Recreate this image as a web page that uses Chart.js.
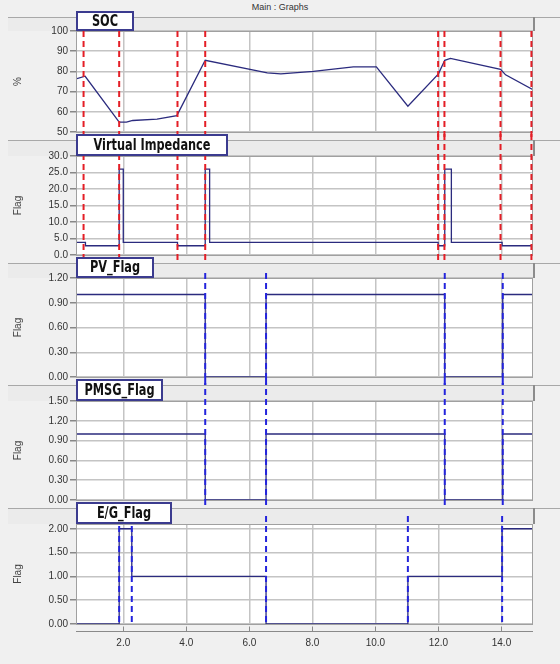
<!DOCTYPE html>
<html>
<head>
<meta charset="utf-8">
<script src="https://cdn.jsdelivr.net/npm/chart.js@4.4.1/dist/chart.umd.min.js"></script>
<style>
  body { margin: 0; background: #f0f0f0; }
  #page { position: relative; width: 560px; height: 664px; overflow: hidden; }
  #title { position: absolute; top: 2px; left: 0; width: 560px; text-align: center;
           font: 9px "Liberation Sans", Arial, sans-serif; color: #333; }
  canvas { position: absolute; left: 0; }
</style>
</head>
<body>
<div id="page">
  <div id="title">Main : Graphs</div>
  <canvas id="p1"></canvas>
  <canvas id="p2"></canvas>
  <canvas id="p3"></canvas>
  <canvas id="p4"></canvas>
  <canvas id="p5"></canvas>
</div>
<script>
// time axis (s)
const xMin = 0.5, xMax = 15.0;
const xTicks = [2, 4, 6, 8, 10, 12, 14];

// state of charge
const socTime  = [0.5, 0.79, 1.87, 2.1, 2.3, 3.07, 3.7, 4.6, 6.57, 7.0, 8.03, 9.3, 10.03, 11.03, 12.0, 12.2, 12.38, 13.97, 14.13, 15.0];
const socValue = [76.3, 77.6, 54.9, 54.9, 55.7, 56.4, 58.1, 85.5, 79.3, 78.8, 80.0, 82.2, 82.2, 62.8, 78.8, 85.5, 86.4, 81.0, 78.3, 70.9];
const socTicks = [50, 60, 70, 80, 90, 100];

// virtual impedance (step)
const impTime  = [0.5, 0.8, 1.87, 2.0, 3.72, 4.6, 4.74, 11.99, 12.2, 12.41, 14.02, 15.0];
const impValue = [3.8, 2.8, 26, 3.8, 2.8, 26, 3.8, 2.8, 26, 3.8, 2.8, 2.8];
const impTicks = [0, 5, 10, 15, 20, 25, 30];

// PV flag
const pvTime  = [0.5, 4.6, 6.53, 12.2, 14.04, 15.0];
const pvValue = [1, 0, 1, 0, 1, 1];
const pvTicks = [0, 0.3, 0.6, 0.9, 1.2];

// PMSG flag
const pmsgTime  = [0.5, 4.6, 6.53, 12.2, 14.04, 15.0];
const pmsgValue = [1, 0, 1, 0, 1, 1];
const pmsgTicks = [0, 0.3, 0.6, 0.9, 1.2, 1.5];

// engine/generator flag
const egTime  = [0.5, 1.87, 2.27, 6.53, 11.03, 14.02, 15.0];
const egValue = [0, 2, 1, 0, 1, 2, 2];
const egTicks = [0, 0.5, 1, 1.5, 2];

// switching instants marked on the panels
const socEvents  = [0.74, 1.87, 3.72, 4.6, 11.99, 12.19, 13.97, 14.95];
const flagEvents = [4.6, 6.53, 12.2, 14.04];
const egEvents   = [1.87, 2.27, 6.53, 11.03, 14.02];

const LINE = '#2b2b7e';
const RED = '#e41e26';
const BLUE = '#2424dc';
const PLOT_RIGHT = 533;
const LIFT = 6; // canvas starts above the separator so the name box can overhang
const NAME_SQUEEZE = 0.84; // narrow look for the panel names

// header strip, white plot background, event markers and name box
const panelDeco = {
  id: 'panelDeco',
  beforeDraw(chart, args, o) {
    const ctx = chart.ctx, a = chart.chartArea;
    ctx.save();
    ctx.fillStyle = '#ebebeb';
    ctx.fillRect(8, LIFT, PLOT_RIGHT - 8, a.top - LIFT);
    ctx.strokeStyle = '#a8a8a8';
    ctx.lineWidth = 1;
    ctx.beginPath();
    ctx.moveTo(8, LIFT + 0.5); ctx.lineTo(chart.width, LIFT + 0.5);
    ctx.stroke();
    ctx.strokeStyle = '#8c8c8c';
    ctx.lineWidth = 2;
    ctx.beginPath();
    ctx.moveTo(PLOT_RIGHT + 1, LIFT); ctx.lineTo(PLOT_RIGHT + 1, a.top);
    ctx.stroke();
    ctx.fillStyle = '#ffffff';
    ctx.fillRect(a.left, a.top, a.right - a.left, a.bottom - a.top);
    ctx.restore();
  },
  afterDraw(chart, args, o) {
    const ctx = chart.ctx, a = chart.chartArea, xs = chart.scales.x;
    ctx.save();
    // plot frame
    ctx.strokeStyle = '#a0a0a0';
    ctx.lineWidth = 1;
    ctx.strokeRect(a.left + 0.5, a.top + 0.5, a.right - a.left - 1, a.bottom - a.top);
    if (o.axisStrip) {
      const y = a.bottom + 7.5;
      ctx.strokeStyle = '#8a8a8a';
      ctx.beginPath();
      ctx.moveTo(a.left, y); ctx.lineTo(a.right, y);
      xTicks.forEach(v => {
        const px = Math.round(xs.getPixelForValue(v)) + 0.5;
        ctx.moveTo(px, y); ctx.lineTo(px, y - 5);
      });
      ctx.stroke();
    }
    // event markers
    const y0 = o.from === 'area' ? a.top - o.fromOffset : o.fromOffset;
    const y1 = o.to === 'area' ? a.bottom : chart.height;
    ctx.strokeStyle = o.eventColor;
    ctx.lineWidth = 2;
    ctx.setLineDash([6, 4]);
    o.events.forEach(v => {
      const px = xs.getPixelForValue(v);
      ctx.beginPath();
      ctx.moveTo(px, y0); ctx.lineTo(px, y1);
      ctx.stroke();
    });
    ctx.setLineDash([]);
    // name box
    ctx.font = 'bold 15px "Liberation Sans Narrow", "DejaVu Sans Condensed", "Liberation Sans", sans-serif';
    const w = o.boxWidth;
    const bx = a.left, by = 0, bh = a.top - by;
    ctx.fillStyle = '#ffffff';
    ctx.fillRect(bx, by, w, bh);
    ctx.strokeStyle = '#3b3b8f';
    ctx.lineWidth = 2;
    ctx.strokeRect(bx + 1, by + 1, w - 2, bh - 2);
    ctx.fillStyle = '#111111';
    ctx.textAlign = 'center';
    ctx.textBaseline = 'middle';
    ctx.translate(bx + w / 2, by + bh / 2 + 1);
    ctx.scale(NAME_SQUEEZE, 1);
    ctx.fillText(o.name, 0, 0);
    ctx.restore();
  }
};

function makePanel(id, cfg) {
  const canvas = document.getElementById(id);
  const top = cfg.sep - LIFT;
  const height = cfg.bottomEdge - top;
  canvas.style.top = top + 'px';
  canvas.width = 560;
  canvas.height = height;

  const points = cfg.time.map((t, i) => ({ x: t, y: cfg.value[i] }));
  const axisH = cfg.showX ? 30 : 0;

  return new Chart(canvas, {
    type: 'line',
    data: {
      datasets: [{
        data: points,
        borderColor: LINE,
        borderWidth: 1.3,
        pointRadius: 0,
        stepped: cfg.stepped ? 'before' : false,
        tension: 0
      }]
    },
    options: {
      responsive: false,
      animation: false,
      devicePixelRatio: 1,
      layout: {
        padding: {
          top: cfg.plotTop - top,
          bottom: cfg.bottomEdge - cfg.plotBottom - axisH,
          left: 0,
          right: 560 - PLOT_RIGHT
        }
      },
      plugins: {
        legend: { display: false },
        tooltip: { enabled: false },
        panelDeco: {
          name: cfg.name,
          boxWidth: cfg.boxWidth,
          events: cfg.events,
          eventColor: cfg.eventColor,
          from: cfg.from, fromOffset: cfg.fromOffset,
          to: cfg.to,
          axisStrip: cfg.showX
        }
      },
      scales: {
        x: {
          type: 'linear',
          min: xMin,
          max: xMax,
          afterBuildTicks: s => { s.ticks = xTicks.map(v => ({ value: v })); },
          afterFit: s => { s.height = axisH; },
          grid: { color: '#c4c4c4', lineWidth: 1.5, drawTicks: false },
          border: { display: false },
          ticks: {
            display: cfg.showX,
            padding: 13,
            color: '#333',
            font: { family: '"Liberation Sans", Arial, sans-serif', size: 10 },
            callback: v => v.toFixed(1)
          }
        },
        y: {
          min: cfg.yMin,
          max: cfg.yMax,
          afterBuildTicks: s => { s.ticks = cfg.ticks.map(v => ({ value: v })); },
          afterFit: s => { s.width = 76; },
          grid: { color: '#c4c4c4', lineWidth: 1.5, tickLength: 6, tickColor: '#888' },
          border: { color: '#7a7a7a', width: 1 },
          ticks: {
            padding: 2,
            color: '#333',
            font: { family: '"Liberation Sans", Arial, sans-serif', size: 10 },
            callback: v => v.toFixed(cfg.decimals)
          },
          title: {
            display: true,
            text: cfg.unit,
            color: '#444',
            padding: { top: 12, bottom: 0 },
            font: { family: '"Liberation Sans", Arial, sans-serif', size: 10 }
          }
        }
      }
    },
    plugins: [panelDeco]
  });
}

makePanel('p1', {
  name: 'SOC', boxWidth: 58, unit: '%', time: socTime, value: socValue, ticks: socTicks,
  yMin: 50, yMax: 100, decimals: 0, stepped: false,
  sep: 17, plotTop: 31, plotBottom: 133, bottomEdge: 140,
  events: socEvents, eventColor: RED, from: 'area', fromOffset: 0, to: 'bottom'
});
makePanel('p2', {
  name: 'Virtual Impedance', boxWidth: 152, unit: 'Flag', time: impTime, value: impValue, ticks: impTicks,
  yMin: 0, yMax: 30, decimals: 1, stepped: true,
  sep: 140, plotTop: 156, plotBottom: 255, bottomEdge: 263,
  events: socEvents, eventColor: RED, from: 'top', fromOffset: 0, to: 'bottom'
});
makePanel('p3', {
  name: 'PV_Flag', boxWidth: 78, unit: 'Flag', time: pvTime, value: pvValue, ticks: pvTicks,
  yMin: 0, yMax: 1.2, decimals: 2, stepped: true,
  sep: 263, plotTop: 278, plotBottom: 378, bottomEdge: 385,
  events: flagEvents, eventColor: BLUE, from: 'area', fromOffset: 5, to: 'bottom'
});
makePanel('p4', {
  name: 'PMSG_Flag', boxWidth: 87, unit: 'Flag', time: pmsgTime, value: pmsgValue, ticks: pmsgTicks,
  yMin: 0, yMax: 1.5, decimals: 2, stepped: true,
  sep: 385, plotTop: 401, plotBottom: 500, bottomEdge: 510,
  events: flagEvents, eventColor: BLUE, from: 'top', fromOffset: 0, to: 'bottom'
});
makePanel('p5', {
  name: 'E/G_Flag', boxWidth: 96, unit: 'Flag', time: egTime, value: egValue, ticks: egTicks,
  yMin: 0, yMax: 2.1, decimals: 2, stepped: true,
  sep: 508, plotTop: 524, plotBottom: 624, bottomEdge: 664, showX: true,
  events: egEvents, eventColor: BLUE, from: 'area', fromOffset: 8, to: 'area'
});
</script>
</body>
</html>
• • • •
■ **EXERCISE DESCRIPTION**: Please reproduce the listing exactly from its opening line through the line that contains "const impTicks = [0, 5, 10, 15, 20, 25, 30];", both included, with all pictures omitted.

■ **RESULT FOR THIS EXERCISE**:
Recreate this image as a web page that uses Chart.js.
<!DOCTYPE html>
<html>
<head>
<meta charset="utf-8">
<script src="https://cdn.jsdelivr.net/npm/chart.js@4.4.1/dist/chart.umd.min.js"></script>
<style>
  body { margin: 0; background: #f0f0f0; }
  #page { position: relative; width: 560px; height: 664px; overflow: hidden; }
  #title { position: absolute; top: 2px; left: 0; width: 560px; text-align: center;
           font: 9px "Liberation Sans", Arial, sans-serif; color: #333; }
  canvas { position: absolute; left: 0; }
</style>
</head>
<body>
<div id="page">
  <div id="title">Main : Graphs</div>
  <canvas id="p1"></canvas>
  <canvas id="p2"></canvas>
  <canvas id="p3"></canvas>
  <canvas id="p4"></canvas>
  <canvas id="p5"></canvas>
</div>
<script>
// time axis (s)
const xMin = 0.5, xMax = 15.0;
const xTicks = [2, 4, 6, 8, 10, 12, 14];

// state of charge
const socTime  = [0.5, 0.79, 1.87, 2.1, 2.3, 3.07, 3.7, 4.6, 6.57, 7.0, 8.03, 9.3, 10.03, 11.03, 12.0, 12.2, 12.38, 13.97, 14.13, 15.0];
const socValue = [76.3, 77.6, 54.9, 54.9, 55.7, 56.4, 58.1, 85.5, 79.3, 78.8, 80.0, 82.2, 82.2, 62.8, 78.8, 85.5, 86.4, 81.0, 78.3, 70.9];
const socTicks = [50, 60, 70, 80, 90, 100];

// virtual impedance (step)
const impTime  = [0.5, 0.8, 1.87, 2.0, 3.72, 4.6, 4.74, 11.99, 12.2, 12.41, 14.02, 15.0];
const impValue = [3.8, 2.8, 26, 3.8, 2.8, 26, 3.8, 2.8, 26, 3.8, 2.8, 2.8];
const impTicks = [0, 5, 10, 15, 20, 25, 30];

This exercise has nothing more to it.